## Raw data
□ □ □ □

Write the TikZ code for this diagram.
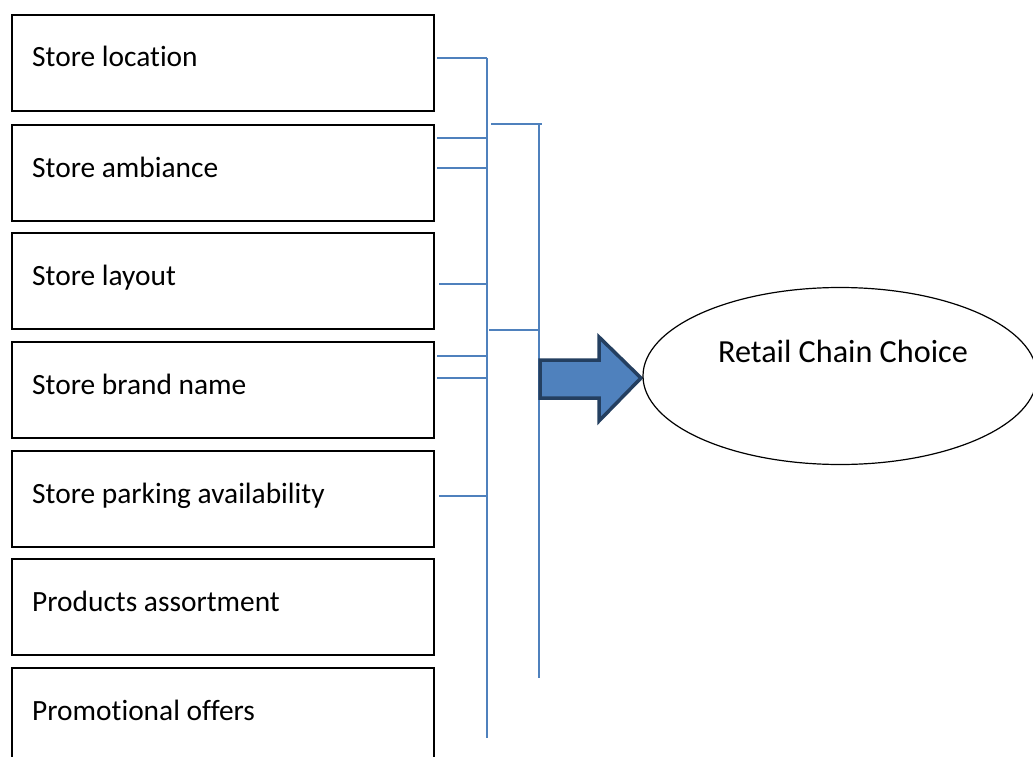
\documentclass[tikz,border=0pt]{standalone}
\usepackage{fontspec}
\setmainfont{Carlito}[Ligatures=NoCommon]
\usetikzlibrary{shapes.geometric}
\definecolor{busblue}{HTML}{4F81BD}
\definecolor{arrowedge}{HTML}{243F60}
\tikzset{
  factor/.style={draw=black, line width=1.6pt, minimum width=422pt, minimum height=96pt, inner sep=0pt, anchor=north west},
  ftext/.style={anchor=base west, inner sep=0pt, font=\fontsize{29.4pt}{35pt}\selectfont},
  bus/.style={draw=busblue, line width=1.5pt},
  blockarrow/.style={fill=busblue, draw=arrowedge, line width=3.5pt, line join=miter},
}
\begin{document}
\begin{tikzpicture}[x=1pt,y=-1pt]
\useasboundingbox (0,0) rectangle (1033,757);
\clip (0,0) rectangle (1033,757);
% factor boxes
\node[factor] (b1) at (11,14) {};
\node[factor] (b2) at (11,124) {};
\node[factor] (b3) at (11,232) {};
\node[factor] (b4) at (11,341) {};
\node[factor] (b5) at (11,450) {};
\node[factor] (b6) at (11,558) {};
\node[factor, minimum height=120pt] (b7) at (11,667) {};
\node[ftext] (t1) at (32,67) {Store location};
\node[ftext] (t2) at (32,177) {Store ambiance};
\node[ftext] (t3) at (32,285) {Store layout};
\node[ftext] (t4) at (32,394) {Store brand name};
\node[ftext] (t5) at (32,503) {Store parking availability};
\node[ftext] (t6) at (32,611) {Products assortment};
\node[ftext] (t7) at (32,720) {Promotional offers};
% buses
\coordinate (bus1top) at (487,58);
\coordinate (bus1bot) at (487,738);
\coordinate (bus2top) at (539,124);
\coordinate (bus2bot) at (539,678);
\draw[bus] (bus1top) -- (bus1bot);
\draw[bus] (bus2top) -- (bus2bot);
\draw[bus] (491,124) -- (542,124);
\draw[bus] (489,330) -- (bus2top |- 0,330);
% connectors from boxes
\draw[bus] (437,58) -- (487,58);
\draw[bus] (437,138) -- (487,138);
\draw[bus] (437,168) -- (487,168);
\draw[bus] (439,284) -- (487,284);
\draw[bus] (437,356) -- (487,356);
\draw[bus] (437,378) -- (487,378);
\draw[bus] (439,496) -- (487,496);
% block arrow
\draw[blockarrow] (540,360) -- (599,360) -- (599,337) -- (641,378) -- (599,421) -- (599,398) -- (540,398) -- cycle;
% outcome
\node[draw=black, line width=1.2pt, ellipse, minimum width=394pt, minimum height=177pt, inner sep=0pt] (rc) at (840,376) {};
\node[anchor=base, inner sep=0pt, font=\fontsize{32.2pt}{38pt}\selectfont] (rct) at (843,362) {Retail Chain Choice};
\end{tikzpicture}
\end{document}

□ □ □ □

## Stated exercise
Write out each line of the data exactly; the images should be left out.

## Result
Write the TikZ code for this diagram.
\documentclass[tikz,border=0pt]{standalone}
\usepackage{fontspec}
\setmainfont{Carlito}[Ligatures=NoCommon]
\usetikzlibrary{shapes.geometric}
\definecolor{busblue}{HTML}{4F81BD}
\definecolor{arrowedge}{HTML}{243F60}
\tikzset{
  factor/.style={draw=black, line width=1.6pt, minimum width=422pt, minimum height=96pt, inner sep=0pt, anchor=north west},
  ftext/.style={anchor=base west, inner sep=0pt, font=\fontsize{29.4pt}{35pt}\selectfont},
  bus/.style={draw=busblue, line width=1.5pt},
  blockarrow/.style={fill=busblue, draw=arrowedge, line width=3.5pt, line join=miter},
}
\begin{document}
\begin{tikzpicture}[x=1pt,y=-1pt]
\useasboundingbox (0,0) rectangle (1033,757);
\clip (0,0) rectangle (1033,757);
% factor boxes
\node[factor] (b1) at (11,14) {};
\node[factor] (b2) at (11,124) {};
\node[factor] (b3) at (11,232) {};
\node[factor] (b4) at (11,341) {};
\node[factor] (b5) at (11,450) {};
\node[factor] (b6) at (11,558) {};
\node[factor, minimum height=120pt] (b7) at (11,667) {};
\node[ftext] (t1) at (32,67) {Store location};
\node[ftext] (t2) at (32,177) {Store ambiance};
\node[ftext] (t3) at (32,285) {Store layout};
\node[ftext] (t4) at (32,394) {Store brand name};
\node[ftext] (t5) at (32,503) {Store parking availability};
\node[ftext] (t6) at (32,611) {Products assortment};
\node[ftext] (t7) at (32,720) {Promotional offers};
% buses
\coordinate (bus1top) at (487,58);
\coordinate (bus1bot) at (487,738);
\coordinate (bus2top) at (539,124);
\coordinate (bus2bot) at (539,678);
\draw[bus] (bus1top) -- (bus1bot);
\draw[bus] (bus2top) -- (bus2bot);
\draw[bus] (491,124) -- (542,124);
\draw[bus] (489,330) -- (bus2top |- 0,330);
% connectors from boxes
\draw[bus] (437,58) -- (487,58);
\draw[bus] (437,138) -- (487,138);
\draw[bus] (437,168) -- (487,168);
\draw[bus] (439,284) -- (487,284);
\draw[bus] (437,356) -- (487,356);
\draw[bus] (437,378) -- (487,378);
\draw[bus] (439,496) -- (487,496);
% block arrow
\draw[blockarrow] (540,360) -- (599,360) -- (599,337) -- (641,378) -- (599,421) -- (599,398) -- (540,398) -- cycle;
% outcome
\node[draw=black, line width=1.2pt, ellipse, minimum width=394pt, minimum height=177pt, inner sep=0pt] (rc) at (840,376) {};
\node[anchor=base, inner sep=0pt, font=\fontsize{32.2pt}{38pt}\selectfont] (rct) at (843,362) {Retail Chain Choice};
\end{tikzpicture}
\end{document}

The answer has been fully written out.